Peeling and Chopping

So another of my recent goals, is “to find a cook.”  I am so tired of being bullied by the children into buying Sonic or other limited, unhealthful choices in our fair town.  My first step toward achieving this lofty goal was to stop at a local health food cafe (this was a week ago) to see if they would do take-out sort of stuff on a regular basis.  They would, however, I realized how limited their menu was, mainly chicken/ham salad, buffalo burger, or southwestern salad.  Hummm.  Not real helpful, especially when the buffalo burger is too dry for the tween boy and sole burger eater in the house.

I tried a gourmet style casserole service over a year ago, but it wasn’t that healthy or tasty.

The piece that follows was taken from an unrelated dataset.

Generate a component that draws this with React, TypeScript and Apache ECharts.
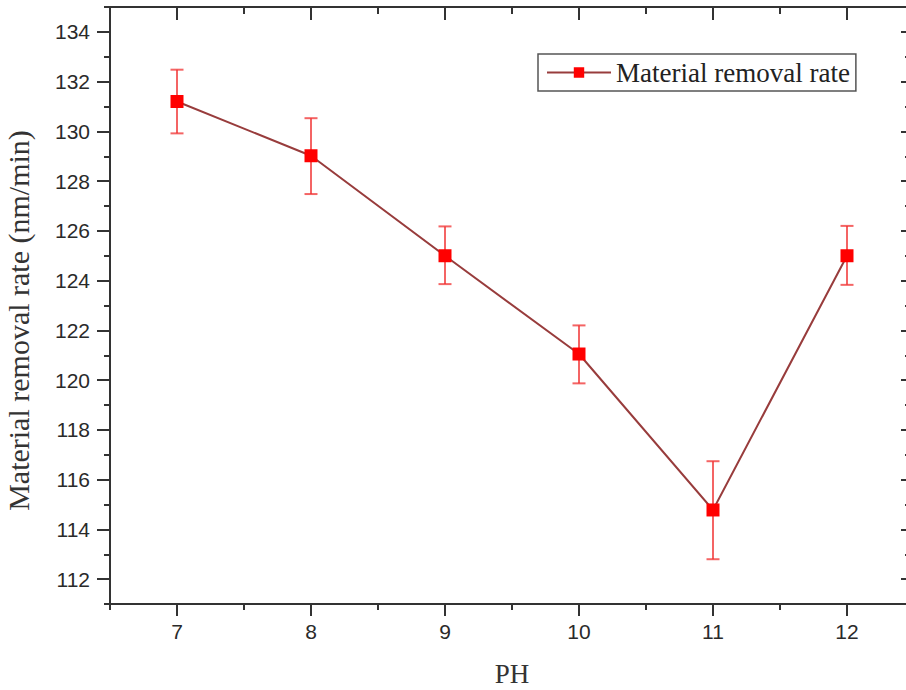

I kind of had a hunch when writing that goal, that I was going to end up being the new cook.  I confess.  I am a picky eater, but not in the kid sense of the word, but in the health snob sense.  So much so, that I don’t eat enough, because well, fast choices are unhealthy, and the alternative takes time… planning and “doing” ahead.

This afternoon and evening, in between transporting teen daughter there and back after school and supervising tween boy’s piano practicing – which he actually did with some focus today, in spite of jumping up every 3 minutes ( is he sneaking caffeine somewhere?) – I engaged Winter Vegetable Crumble.  Hey, how could a kid NOT like oats and rosemary?  Rosemary that’s supposed to be good for the circulation, which my massage therapists keep hinting about…but that’s another day’s blog.

I hate peeling and chopping.  No matter how old I get, it doesn’t get better.  Peeling potatoes, carrots…yes, I buy organic, so why peel?  Kids.  Picky eater kids.  So picky, that it was a waste of time peeling the carrots, because they were still afraid of them.  The potatoes, well that might have facilitated more bites tried, but not a significant percentage. Teen daughter, ever planning ahead, stipulated on the way home, “Okay.  Here’s the deal.  I’ll try a few bites, but then I’m going to have rice, and I’ll perform my monologues for you.”

Teen daughter: “Its gross, but it’s not that bad.  Only a couple of bites.  I wouldn’t eat a whole meal of it.”  Tween boy: “Humph.  I ate more than you, Mom.”  (lie)

I figure I can’t feel guilty, if I at least put a decent meal on the table.  They don’t eat it, that’s their problem.  I’ve done my job.  And I get a healthy meal out of it.  But the peeling and chopping?  Peeling is just time consuming and dangerous, always waiting for that accidental scrape of the skin.  Chopping is even worse.  Maybe it’s my thin, long, piano fingers connected to rice crispy wrists.  Trying to chop “bite size pieces” through even medium sized potatoes is almost terrorizing, as I envision hands attached to patients who are post flexor tendon surgery.  I remember the “No Man’s Land” zone of the palm, where surgery is successful only if you’re lucky, and hundreds of repetitions of finger stretches, and therapists putting their body weight into the knuckle to make it bend, is still not enough to make the finger close.  I pull my fingers away from the knife’s path, and hope the potato doesn’t slide as I try to muscle my bony elbow and nonexistent forearm muscles through the flesh… potato flesh.

I’ve tried the meditative thing.  Chopping “in the moment.”  It doesn’t work.

So, it’s back to browsing through cookbooks and online ideas, hoping that by some miracle a heavenly tasting, stellar product is identified, that requires only a blender, a can opener, and a stirring spoon.

For now, I am a happy mother – which is yet another recent goal. Accidental goal achievement.  It doesn’t get any better than that!  My daughter actually performed two monologues for us after this peel and chop dinner.  She has always been “embarrassed” to practice or perform for me.  The drama queen is growing up.  And she’s gooooood!